The age of Power BI unlocked this precious data from the enterprise reporting tools and allowed basically anyone to slice & dice it to their heart’s content. Yet the paginated report design tools didn’t seem to evolve quite as rapidly. Neither was there much (well, any) progress made on the Word mail merge side for making it easier to produce documents with dynamic data. Recently many Makers have gone ahead with Power Automate and used HTML as the intermediate format on the road toa PDF output. None of these methods have really been very citizen friendly.
Is this about to change now? In 2023 RW 1 Microsoft is going to allow you to create and share paginated reports on the web, through a WYSIWYG design experience. “Create invoices, financial statements, and other operational reports with low code, drag-and-drop experiences on the web. You can share these in a variety of formats or just print them out!” That sure sounds like something most customers would prefer over the existing options for using dynamic data in documents. Let’s see how far this first iteration of the new editor in Power BI will get us once it arrives in the summer.
What’s missing from the plan?
To better understand the direction of Microsoft products, you should not just get excited about the features MS actively advertises. You should also search for things that are not mentioned. This will help in seeing behind the product marketing hype and making smarter decisions on your own investments of time and other resources.
Microsoft Teams doesn’t get much love in the Power Platform release plan. On the Power BI side there is the new teams meetings integration and enhancements to multi-tasking in the Power BI app for Teams. Power Automate touches on Teams in the sequential approvals feature. And that’s pretty much it. No word whatsoever on whether MS plans to keep investing in Dataverse for Teams, for example, which seems to have been largely abandoned after the initial launch 2 years ago.
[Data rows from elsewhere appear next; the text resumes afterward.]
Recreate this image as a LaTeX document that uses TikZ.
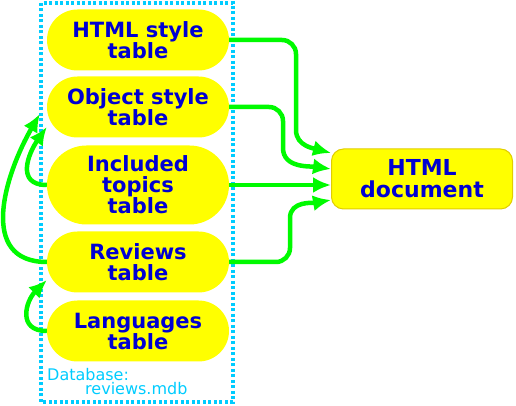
\documentclass[tikz,border=0pt]{standalone}
\usepackage{fontspec}
\setmainfont{DejaVu Sans}
\usetikzlibrary{shapes.misc,arrows.meta}
\definecolor{tblyellow}{RGB}{255,255,0}
\definecolor{docrim}{RGB}{225,205,0}
\definecolor{txtblue}{RGB}{0,0,210}
\definecolor{arrgreen}{RGB}{0,250,0}
\definecolor{dbcyan}{RGB}{0,204,255}
\begin{document}
\begin{tikzpicture}[x=1pt,y=1pt]
                    \tikzstyle{tbl}=[rounded rectangle,fill=tblyellow,text=txtblue,font=\bfseries\fontsize{21}{21}\selectfont,align=center,minimum width=182pt,minimum height=61pt,inner sep=0pt]
                    \tikzstyle{doc}=[rectangle,rounded corners=12pt,fill=tblyellow,draw=docrim,line width=1pt,text=txtblue,font=\bfseries\fontsize{22}{22}\selectfont,align=center,minimum width=181pt,minimum height=60pt,inner sep=0pt]
                    \tikzstyle{link}=[arrgreen,line width=4.5pt,-{Latex[length=18pt,width=16pt]}]
                    \tikzstyle{dbbox}=[dbcyan,line width=4pt,dash pattern=on 3pt off 2.5pt]
                    \tikzstyle{dbtext}=[dbcyan,anchor=base west,inner sep=0pt,font=\fontsize{16}{16}\selectfont]

                    \useasboundingbox (0,0) rectangle (516,406);
                    \draw [dbbox] (41,4) rectangle (233,403);

                    \node (html) at (138,366) [tbl] {HTML style\\table};
                    \node (obj) at (138,299) [tbl] {Object style\\table};
                    \node (inc) at (138,221) [tbl,minimum height=79pt] {Included\\topics\\table};
                    \node (rev) at (138,144) [tbl] {Reviews\\table};
                    \node (lang) at (138,75) [tbl] {Languages\\table};

                    \node (dbname) at (47,25) [dbtext] {Database:};
                    \node (dbfile) at (85,11) [dbtext] {reviews.mdb};

                    \node (doc) at (422,227) [doc] {HTML\\document};

                    \draw [link] (html.east) -- (282,366) to [out=0,in=90] (296,352) -- (296,276) to [out=-90,in=165] ([yshift=26pt]doc.west);
                    \draw [link] (obj.east) -- (269,299) to [out=0,in=90] (283,285) -- (283,258) to [out=-90,in=172] ([yshift=10pt]doc.west);
                    \draw [link] (inc.east) -- (inc.east -| doc.west);
                    \draw [link] (rev.east) -- (276,144) to [out=0,in=-90] (290,158) -- (290,188) to [out=90,in=190] ([yshift=-21pt]doc.west);

                    \draw [link] (inc.west) to [out=180,in=235,looseness=1.4] ([yshift=-20pt]obj.west);
                    \draw [link] (rev.west) to [out=180,in=240,looseness=1.2] ([xshift=-7pt,yshift=-7pt]obj.west);
                    \draw [link] (lang.west) to [out=180,in=225,looseness=1.5] ([yshift=-18pt]rev.west);
                \end{tikzpicture}
\end{document}
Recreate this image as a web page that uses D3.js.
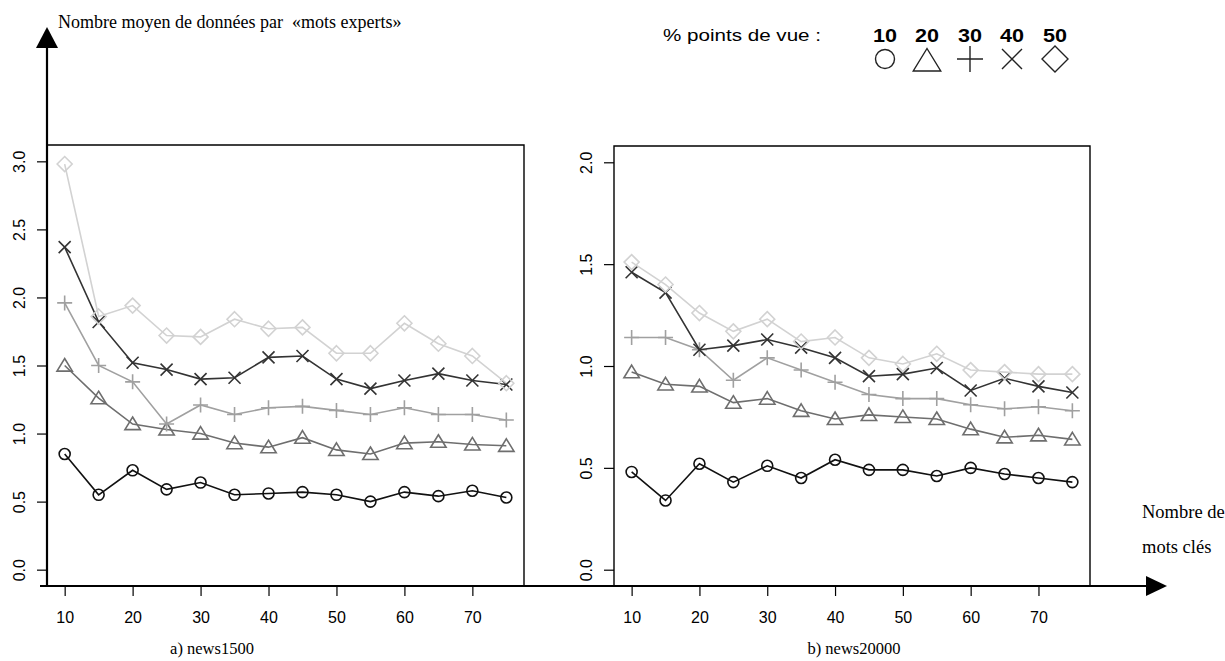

If we ignore AI Builder, there aren’t too many mentions of products delivering shiny new features with the help of AI. Given how much talk there has been about Microsoft investing billions of dollars more into OpenAI and bringing ChatGPT features into their existing products, this could surprise the reader. Now, it’s important to understand that these release plans for the release waves are hardly ever the place where big splashy announcements like that are made. They are more about the incremental improvement of existing products.
Remember: new things will appear into the release wave between now and September 2023 (end of the wave). Similarly, we can expect a certain percentage of items in the release plan get delayed, postponed to a future release wave or cancelled entirely. Remember to keep an eye on those changes on a regular basis, instead of just studying the Power Platform roadmap twice a year.
Of the things that were added to the plan during the 2022 release wave 2, Cards for Power Apps does not exist at all in the new release plan. Does that mean it’s “done and ready”? No, it’s just sitting in the release plan from the previous round with no GA date and still a lot of things to be improved before being ready for real life use.
Looking at much higher profile initiatives on the same area, Microsoft Loop still doesn’t seem to be a thing either. ContextIQ is mentioned on the Dynamics 365 Business Central release plan, though. It’s kinda amazing that BC will now be the first Dynamics 365 product to actually deliver on the “no additional license required when working in Teams” promise from 1.5 years ago.